EXERCISE AIM:
Find, in the records below, the line that contains "Write a Python" and the line that contains "n1_vals = [7, 6, 5, 2]". Copy those two lines and everything between them exactly, but not the pictures.

Lines of data:
----

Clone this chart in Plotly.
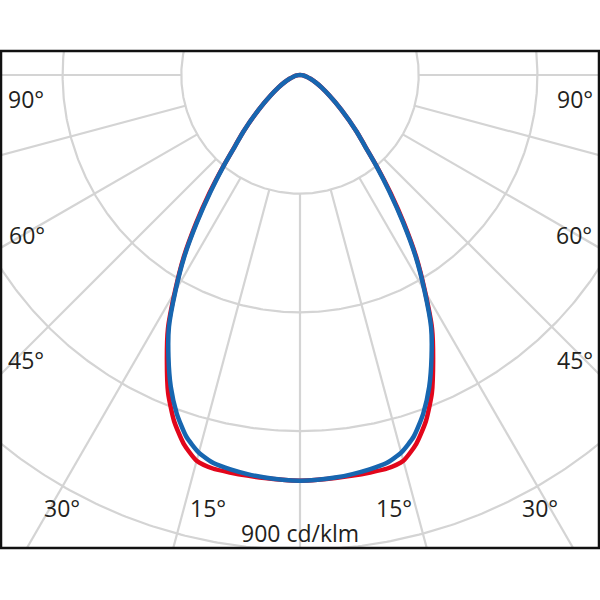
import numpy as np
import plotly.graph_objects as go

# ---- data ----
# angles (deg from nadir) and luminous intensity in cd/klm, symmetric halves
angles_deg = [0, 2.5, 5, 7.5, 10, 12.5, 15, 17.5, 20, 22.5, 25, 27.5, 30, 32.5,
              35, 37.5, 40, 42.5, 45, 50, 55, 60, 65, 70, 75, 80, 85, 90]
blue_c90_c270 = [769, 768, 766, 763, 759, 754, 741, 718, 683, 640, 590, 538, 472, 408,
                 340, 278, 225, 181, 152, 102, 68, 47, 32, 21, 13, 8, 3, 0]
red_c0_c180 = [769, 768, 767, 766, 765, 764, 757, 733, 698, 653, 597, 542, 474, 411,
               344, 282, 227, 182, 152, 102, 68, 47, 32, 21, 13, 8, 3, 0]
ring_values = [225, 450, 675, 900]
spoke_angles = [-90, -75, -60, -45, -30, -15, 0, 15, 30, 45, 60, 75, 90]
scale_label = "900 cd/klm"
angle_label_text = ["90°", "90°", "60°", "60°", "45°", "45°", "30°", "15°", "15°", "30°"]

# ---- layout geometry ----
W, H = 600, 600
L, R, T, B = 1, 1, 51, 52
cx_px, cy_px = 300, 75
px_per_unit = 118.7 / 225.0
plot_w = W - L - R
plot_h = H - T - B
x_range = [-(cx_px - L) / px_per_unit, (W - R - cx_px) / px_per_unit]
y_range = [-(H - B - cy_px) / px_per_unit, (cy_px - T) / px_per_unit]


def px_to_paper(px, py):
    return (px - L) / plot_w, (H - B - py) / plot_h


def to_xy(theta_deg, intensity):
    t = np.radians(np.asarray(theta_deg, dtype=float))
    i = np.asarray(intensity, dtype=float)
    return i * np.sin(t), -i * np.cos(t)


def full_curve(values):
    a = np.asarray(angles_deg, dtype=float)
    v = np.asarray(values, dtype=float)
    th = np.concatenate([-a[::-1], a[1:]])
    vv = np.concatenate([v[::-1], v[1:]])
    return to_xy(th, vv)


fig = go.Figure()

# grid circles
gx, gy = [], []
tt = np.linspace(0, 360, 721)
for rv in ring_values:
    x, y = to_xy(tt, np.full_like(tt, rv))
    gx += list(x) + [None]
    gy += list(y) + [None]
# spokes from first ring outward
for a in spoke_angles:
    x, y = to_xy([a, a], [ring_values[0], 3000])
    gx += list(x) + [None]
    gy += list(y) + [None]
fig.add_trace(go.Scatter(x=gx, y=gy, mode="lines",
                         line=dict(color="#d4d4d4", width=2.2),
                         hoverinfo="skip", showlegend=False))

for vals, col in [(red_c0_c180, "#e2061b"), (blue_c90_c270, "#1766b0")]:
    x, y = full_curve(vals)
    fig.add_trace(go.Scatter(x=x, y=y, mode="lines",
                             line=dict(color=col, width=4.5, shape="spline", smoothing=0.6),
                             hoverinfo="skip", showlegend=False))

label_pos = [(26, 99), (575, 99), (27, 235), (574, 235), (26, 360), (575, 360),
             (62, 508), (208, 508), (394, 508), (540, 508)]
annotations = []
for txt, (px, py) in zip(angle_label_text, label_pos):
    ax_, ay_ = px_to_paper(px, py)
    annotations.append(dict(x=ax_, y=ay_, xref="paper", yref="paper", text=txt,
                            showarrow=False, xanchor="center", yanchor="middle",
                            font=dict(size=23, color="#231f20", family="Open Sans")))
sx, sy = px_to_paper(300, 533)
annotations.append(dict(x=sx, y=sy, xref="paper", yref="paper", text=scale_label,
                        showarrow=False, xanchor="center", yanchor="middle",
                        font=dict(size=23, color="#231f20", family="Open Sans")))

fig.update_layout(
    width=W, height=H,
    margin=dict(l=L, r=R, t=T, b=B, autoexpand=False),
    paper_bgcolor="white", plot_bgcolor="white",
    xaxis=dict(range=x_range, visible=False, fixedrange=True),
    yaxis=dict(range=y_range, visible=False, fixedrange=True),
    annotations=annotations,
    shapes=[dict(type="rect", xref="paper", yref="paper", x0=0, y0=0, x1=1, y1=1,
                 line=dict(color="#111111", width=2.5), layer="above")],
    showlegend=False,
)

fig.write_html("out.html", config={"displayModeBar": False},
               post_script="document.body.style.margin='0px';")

----

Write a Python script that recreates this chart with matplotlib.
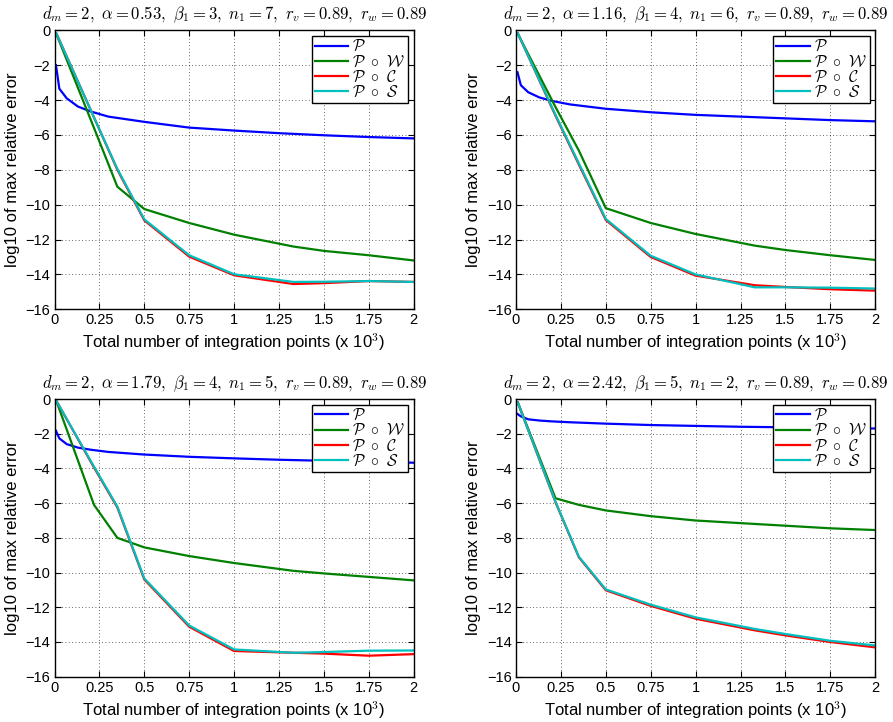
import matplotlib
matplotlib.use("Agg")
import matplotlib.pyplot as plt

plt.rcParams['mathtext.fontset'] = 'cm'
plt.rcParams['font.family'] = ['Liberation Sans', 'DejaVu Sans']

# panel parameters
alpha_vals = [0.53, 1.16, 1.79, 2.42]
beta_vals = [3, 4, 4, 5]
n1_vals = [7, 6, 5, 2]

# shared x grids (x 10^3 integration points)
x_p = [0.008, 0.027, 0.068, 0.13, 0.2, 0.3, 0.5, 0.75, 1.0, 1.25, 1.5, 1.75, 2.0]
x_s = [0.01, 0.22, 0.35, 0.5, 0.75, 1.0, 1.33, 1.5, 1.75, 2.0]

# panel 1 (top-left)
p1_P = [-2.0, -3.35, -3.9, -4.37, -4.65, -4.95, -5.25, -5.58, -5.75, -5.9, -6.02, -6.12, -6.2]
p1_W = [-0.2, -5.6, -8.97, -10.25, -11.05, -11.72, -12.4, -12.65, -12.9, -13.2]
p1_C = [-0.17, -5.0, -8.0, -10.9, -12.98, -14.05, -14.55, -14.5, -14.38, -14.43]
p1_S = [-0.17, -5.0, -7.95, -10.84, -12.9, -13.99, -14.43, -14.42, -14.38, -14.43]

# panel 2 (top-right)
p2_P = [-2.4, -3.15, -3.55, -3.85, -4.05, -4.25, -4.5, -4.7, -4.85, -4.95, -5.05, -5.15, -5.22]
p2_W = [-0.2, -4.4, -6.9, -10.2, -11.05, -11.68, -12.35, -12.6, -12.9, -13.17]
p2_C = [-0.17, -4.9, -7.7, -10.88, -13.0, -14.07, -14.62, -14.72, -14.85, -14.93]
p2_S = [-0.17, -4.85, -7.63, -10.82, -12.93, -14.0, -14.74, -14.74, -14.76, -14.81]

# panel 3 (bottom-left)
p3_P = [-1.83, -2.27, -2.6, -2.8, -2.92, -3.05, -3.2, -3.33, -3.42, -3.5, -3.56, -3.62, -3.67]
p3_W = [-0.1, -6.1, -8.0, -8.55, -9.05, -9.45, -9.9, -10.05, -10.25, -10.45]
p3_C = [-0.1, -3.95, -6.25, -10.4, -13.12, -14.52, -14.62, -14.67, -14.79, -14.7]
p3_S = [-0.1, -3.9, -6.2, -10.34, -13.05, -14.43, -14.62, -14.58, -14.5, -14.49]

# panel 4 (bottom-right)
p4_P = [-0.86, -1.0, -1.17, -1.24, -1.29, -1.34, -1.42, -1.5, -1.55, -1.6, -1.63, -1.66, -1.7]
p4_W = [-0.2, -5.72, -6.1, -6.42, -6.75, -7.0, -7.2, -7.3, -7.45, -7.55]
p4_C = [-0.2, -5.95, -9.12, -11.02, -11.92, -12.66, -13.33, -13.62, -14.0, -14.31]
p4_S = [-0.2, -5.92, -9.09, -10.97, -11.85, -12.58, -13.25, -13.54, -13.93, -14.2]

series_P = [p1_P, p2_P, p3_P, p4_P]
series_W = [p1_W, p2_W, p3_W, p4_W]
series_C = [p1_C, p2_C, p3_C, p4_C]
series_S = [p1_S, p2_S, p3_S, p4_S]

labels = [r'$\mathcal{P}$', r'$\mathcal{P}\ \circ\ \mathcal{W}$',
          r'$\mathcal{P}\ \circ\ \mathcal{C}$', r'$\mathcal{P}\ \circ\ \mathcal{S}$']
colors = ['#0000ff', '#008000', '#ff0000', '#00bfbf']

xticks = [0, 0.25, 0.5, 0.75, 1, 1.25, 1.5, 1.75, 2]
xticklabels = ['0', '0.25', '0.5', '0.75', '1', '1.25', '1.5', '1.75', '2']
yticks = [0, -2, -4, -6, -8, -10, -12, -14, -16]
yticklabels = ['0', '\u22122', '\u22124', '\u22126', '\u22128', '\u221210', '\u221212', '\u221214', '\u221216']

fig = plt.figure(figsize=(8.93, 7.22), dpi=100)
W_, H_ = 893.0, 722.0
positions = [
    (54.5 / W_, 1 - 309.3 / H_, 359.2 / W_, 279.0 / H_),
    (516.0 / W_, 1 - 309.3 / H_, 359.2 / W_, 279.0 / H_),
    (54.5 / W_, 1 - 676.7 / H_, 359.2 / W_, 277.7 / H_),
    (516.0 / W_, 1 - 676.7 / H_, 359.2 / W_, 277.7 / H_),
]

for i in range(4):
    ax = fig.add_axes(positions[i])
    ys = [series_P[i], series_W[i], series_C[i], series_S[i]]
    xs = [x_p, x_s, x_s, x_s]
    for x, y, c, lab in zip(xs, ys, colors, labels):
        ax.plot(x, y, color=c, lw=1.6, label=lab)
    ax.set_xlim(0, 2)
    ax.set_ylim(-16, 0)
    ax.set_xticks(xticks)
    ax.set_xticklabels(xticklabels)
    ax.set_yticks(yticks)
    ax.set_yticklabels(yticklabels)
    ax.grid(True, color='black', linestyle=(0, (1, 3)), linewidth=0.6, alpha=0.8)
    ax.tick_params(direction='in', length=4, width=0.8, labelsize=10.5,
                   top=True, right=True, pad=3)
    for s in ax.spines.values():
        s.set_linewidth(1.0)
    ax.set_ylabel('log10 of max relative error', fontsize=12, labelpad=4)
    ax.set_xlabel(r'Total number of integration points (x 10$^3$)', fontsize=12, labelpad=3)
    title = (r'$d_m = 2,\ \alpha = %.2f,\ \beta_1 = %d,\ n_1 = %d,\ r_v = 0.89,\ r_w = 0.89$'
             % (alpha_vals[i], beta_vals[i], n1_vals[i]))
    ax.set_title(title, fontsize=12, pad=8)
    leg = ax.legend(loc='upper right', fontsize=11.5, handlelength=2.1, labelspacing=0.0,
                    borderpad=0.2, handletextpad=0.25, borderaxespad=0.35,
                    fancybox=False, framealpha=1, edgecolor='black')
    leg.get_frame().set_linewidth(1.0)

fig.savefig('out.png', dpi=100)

----

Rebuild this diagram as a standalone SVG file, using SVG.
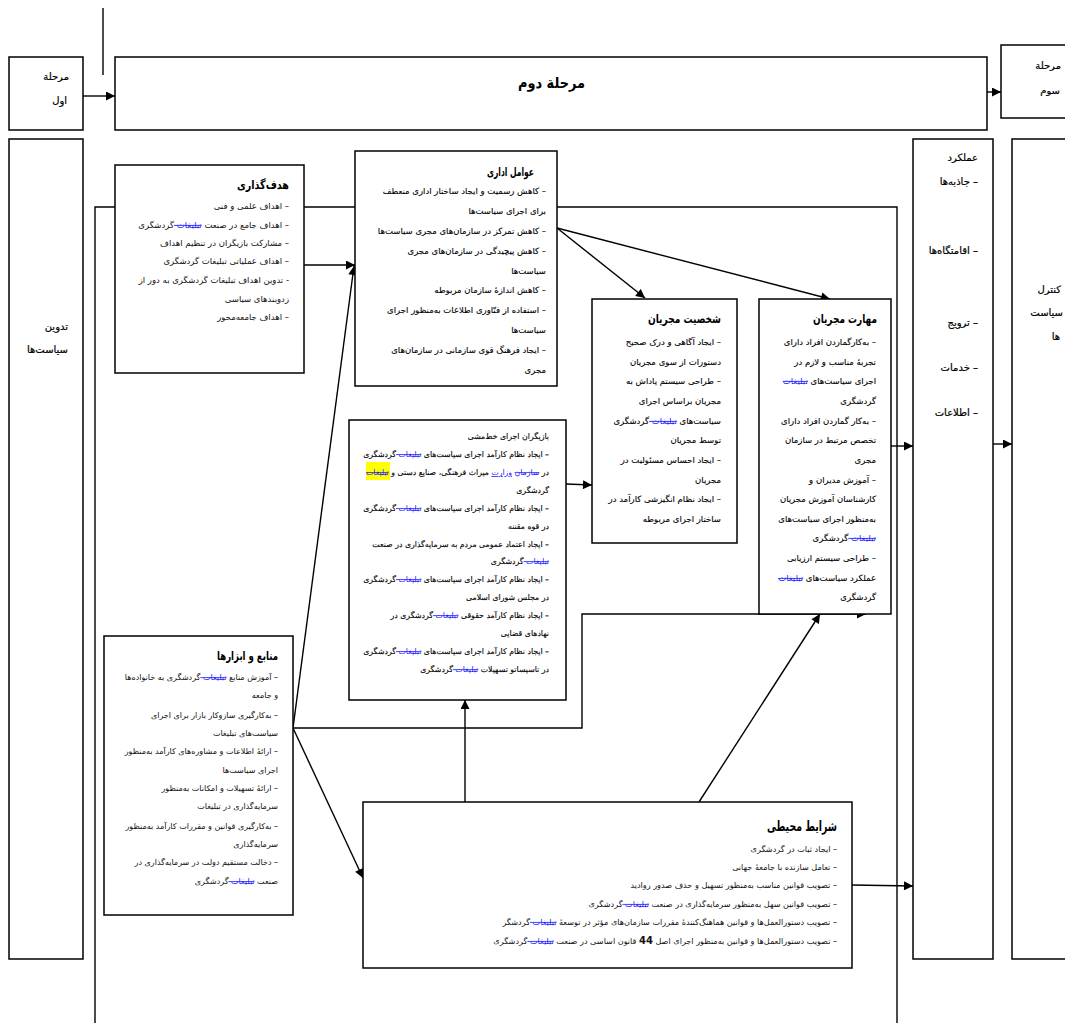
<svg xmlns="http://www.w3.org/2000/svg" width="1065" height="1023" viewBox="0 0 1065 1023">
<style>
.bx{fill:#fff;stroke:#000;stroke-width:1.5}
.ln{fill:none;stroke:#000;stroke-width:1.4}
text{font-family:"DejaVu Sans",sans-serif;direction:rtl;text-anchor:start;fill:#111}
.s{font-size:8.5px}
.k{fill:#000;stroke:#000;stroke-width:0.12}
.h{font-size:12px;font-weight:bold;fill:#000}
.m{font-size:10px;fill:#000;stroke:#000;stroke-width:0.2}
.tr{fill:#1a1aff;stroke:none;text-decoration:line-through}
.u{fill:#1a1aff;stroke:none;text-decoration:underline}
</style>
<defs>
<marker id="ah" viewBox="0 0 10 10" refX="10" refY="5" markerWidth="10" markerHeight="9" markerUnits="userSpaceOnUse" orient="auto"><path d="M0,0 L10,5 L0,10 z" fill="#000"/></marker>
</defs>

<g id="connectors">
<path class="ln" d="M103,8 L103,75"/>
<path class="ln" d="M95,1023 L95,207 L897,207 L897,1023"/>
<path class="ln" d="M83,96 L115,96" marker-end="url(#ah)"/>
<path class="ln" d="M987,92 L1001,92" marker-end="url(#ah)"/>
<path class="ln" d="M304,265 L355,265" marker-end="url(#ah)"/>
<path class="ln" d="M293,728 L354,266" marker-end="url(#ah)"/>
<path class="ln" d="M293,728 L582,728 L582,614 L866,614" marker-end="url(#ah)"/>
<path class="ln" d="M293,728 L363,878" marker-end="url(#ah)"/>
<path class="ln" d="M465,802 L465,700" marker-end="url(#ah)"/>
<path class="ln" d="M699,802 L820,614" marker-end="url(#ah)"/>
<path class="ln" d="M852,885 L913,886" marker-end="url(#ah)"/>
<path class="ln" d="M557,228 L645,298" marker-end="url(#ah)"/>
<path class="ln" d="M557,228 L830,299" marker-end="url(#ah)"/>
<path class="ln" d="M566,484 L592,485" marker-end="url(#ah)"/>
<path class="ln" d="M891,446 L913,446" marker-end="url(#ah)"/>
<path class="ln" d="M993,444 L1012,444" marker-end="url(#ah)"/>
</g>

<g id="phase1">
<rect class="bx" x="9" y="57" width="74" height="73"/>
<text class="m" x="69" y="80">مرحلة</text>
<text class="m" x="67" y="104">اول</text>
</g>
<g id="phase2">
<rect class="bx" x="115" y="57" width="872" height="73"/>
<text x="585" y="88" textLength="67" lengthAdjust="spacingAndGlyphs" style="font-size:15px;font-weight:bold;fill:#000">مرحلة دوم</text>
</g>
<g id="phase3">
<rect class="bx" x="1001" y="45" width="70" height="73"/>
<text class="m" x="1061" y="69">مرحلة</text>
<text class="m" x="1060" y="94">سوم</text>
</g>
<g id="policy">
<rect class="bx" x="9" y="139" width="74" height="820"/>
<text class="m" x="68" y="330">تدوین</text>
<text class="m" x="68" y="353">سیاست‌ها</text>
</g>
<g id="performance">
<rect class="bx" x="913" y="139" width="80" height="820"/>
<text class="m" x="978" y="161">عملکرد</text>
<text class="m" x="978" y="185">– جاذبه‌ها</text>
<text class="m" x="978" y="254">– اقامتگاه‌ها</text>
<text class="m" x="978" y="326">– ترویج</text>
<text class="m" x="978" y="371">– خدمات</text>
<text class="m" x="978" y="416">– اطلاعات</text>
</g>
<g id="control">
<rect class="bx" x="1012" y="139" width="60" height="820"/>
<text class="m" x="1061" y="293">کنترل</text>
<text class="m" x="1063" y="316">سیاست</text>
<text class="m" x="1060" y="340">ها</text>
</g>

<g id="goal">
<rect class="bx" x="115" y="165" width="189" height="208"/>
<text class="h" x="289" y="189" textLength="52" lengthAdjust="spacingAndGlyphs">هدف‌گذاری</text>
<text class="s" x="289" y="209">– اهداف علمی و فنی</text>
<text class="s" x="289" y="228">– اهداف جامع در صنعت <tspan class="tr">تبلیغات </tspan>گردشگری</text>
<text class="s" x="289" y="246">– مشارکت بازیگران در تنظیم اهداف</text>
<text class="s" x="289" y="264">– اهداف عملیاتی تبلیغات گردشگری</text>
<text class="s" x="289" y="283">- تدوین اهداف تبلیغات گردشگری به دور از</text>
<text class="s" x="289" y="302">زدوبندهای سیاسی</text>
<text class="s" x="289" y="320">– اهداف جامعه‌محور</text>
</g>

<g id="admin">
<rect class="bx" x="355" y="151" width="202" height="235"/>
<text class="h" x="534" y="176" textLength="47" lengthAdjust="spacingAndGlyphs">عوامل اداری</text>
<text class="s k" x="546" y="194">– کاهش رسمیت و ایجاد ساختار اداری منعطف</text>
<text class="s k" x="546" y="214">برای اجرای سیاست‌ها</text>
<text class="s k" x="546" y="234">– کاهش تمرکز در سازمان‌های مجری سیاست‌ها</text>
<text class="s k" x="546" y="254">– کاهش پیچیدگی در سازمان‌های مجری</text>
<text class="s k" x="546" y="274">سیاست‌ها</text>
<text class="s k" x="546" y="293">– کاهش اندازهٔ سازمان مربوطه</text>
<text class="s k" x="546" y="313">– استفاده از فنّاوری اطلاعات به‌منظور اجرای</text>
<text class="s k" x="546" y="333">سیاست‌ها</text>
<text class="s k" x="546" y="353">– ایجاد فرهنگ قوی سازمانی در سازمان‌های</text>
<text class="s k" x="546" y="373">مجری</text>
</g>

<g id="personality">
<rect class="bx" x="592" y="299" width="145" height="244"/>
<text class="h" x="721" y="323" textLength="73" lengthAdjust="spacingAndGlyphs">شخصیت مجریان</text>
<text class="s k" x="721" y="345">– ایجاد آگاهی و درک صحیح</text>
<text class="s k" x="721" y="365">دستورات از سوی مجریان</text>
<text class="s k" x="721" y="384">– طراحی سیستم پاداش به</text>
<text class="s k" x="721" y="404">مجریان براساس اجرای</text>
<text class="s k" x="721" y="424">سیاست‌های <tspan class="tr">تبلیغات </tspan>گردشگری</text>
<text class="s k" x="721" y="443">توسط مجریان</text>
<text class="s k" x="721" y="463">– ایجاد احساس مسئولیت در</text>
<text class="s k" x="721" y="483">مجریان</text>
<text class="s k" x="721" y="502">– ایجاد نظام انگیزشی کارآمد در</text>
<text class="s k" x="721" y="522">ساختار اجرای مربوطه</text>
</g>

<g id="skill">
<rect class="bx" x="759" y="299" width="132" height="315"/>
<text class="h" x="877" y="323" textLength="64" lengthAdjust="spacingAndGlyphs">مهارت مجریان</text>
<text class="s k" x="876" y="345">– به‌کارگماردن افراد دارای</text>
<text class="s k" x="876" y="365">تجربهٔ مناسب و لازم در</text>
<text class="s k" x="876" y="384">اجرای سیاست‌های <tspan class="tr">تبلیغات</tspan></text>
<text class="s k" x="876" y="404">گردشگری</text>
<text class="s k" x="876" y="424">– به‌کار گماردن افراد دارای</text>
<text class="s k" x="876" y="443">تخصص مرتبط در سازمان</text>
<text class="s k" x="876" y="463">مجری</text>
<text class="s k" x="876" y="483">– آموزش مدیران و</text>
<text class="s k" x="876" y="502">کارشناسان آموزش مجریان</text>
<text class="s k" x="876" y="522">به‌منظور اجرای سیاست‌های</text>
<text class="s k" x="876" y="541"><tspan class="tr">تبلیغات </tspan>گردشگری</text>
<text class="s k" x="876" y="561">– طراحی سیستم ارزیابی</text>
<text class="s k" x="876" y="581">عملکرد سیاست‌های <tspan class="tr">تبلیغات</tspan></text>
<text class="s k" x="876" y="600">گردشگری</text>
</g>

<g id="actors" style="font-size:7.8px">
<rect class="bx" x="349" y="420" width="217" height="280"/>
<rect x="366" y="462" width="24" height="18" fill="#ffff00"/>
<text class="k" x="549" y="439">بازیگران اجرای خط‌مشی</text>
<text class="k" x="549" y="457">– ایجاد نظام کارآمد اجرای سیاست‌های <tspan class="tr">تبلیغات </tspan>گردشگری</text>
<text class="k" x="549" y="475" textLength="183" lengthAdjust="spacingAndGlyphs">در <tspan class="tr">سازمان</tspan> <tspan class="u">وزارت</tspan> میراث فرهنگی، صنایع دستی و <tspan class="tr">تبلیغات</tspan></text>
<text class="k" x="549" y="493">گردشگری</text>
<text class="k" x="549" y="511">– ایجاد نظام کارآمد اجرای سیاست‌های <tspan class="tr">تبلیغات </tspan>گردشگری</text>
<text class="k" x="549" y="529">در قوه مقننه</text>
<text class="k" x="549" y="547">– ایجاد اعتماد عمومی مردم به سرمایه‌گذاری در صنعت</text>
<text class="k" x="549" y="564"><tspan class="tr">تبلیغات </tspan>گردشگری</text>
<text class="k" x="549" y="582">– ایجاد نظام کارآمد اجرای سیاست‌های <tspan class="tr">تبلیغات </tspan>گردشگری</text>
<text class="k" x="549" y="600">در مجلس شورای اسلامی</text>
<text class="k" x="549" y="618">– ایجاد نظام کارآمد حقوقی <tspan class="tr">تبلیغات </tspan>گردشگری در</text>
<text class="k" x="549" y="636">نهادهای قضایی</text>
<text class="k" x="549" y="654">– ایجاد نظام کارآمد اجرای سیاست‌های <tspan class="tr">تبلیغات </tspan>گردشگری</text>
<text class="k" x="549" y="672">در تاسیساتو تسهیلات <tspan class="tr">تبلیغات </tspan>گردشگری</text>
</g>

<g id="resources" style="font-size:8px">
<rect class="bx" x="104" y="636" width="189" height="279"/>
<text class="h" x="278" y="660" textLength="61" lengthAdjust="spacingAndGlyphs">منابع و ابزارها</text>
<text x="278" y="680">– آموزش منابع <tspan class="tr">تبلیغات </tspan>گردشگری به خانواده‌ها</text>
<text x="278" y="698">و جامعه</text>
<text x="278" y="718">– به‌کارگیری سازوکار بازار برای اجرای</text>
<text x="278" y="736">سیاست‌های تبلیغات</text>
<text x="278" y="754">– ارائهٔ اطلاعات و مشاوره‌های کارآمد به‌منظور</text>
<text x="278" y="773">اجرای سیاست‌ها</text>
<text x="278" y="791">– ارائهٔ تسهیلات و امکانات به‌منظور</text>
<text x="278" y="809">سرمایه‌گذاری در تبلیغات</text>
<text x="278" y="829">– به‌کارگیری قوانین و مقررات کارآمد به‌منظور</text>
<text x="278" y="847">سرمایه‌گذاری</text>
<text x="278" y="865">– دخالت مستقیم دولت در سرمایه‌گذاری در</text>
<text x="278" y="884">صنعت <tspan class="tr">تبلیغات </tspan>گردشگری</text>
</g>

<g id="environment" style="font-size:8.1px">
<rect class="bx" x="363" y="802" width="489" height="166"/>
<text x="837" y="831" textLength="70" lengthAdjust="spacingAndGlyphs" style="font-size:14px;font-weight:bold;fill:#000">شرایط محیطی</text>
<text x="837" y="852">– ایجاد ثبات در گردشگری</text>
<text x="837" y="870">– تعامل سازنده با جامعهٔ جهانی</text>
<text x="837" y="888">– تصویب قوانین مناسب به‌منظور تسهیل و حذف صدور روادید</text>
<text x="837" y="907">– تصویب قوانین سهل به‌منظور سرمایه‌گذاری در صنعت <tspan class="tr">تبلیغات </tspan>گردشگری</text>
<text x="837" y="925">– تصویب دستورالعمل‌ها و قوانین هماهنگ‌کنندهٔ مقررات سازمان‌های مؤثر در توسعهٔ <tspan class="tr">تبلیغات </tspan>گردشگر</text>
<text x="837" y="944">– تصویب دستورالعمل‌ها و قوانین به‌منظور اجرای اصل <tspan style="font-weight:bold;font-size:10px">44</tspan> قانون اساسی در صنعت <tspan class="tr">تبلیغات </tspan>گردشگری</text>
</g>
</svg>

----

ANSWER TO THIS PROBLEM:
Write a Python script that recreates this chart with matplotlib.
import matplotlib
matplotlib.use("Agg")
import matplotlib.pyplot as plt

plt.rcParams['mathtext.fontset'] = 'cm'
plt.rcParams['font.family'] = ['Liberation Sans', 'DejaVu Sans']

# panel parameters
alpha_vals = [0.53, 1.16, 1.79, 2.42]
beta_vals = [3, 4, 4, 5]
n1_vals = [7, 6, 5, 2]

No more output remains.